◆ **WHAT YOU HAVE TO DO**:
Include the line with "lab.set_fontsize(11)" and every line before it in the entries below, echoed exactly, but not the pictures.

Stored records
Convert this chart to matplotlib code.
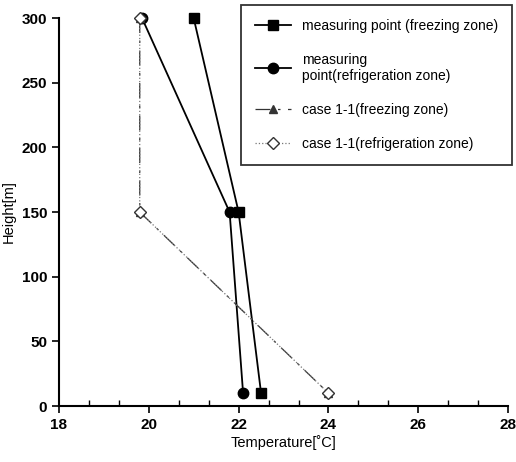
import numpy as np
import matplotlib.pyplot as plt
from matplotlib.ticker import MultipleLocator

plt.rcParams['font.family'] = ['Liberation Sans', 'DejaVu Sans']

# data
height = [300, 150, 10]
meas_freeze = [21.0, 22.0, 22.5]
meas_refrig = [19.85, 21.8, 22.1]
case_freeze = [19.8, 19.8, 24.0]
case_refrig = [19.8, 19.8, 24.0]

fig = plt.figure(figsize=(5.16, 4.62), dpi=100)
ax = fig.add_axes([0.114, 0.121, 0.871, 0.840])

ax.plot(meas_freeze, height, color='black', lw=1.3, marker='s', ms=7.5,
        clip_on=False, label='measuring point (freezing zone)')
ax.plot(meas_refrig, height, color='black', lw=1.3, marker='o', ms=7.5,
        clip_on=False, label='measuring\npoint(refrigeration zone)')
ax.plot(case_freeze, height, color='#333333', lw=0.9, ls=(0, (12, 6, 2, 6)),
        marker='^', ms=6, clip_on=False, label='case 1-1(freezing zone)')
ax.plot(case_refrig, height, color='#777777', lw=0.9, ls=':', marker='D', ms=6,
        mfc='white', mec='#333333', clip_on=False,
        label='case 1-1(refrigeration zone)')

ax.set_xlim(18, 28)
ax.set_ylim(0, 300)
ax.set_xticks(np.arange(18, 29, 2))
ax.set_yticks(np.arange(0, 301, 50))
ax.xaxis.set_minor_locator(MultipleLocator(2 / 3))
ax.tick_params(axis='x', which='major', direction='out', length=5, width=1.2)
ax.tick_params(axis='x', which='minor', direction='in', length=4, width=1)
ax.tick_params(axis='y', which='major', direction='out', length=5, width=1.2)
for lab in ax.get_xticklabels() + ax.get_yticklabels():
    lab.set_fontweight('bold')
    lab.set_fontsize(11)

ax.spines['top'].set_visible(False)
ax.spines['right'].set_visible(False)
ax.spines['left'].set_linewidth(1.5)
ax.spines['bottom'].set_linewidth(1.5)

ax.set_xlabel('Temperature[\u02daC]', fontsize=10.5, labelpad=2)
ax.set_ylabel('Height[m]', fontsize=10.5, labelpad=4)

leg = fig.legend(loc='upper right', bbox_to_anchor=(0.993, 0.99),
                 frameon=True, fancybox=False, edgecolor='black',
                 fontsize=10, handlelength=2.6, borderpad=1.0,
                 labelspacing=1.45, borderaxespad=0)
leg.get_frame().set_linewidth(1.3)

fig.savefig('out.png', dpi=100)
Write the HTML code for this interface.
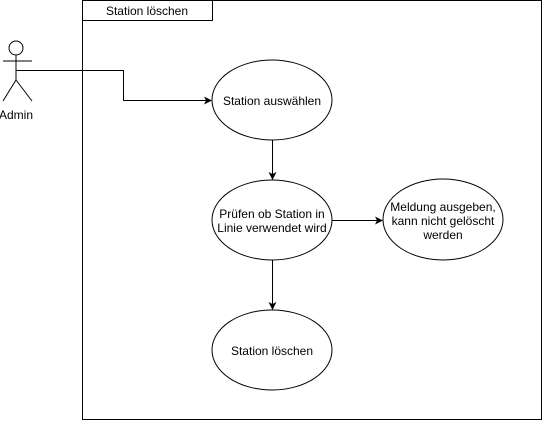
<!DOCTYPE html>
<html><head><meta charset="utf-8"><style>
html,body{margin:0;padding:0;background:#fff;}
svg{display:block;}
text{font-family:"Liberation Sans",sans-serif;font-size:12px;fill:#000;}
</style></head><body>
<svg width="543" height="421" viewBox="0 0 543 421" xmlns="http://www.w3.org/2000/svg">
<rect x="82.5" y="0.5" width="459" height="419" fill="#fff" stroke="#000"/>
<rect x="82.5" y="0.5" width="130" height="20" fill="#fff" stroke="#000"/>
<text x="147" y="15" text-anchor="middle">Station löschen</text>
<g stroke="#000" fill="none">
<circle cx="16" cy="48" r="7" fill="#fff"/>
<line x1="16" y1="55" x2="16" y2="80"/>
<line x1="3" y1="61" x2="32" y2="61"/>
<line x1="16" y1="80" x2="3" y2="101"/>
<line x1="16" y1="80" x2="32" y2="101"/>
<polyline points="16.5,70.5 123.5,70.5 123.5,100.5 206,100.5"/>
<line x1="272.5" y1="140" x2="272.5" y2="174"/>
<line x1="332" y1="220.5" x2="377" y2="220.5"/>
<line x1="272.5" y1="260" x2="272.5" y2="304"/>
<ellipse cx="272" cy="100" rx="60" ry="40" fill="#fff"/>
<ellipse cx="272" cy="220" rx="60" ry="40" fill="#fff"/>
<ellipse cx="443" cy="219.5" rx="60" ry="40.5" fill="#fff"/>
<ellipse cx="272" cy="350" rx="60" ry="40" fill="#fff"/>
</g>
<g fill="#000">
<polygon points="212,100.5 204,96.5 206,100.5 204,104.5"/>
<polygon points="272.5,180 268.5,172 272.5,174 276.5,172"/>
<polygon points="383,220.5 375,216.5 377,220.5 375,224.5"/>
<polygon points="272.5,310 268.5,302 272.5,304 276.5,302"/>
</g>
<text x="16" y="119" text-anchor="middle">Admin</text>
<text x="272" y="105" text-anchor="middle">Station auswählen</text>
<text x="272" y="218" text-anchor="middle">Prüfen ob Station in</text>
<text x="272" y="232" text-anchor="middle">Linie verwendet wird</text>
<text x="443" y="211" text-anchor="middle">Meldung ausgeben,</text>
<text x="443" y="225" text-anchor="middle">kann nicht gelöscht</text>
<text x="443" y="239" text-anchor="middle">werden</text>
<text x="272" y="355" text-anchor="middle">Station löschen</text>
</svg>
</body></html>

◆ **EXERCISE ANSWER**:
Convert this chart to matplotlib code.
import numpy as np
import matplotlib.pyplot as plt
from matplotlib.ticker import MultipleLocator

plt.rcParams['font.family'] = ['Liberation Sans', 'DejaVu Sans']

# data
height = [300, 150, 10]
meas_freeze = [21.0, 22.0, 22.5]
meas_refrig = [19.85, 21.8, 22.1]
case_freeze = [19.8, 19.8, 24.0]
case_refrig = [19.8, 19.8, 24.0]

fig = plt.figure(figsize=(5.16, 4.62), dpi=100)
ax = fig.add_axes([0.114, 0.121, 0.871, 0.840])

ax.plot(meas_freeze, height, color='black', lw=1.3, marker='s', ms=7.5,
        clip_on=False, label='measuring point (freezing zone)')
ax.plot(meas_refrig, height, color='black', lw=1.3, marker='o', ms=7.5,
        clip_on=False, label='measuring\npoint(refrigeration zone)')
ax.plot(case_freeze, height, color='#333333', lw=0.9, ls=(0, (12, 6, 2, 6)),
        marker='^', ms=6, clip_on=False, label='case 1-1(freezing zone)')
ax.plot(case_refrig, height, color='#777777', lw=0.9, ls=':', marker='D', ms=6,
        mfc='white', mec='#333333', clip_on=False,
        label='case 1-1(refrigeration zone)')

ax.set_xlim(18, 28)
ax.set_ylim(0, 300)
ax.set_xticks(np.arange(18, 29, 2))
ax.set_yticks(np.arange(0, 301, 50))
ax.xaxis.set_minor_locator(MultipleLocator(2 / 3))
ax.tick_params(axis='x', which='major', direction='out', length=5, width=1.2)
ax.tick_params(axis='x', which='minor', direction='in', length=4, width=1)
ax.tick_params(axis='y', which='major', direction='out', length=5, width=1.2)
for lab in ax.get_xticklabels() + ax.get_yticklabels():
    lab.set_fontweight('bold')
    lab.set_fontsize(11)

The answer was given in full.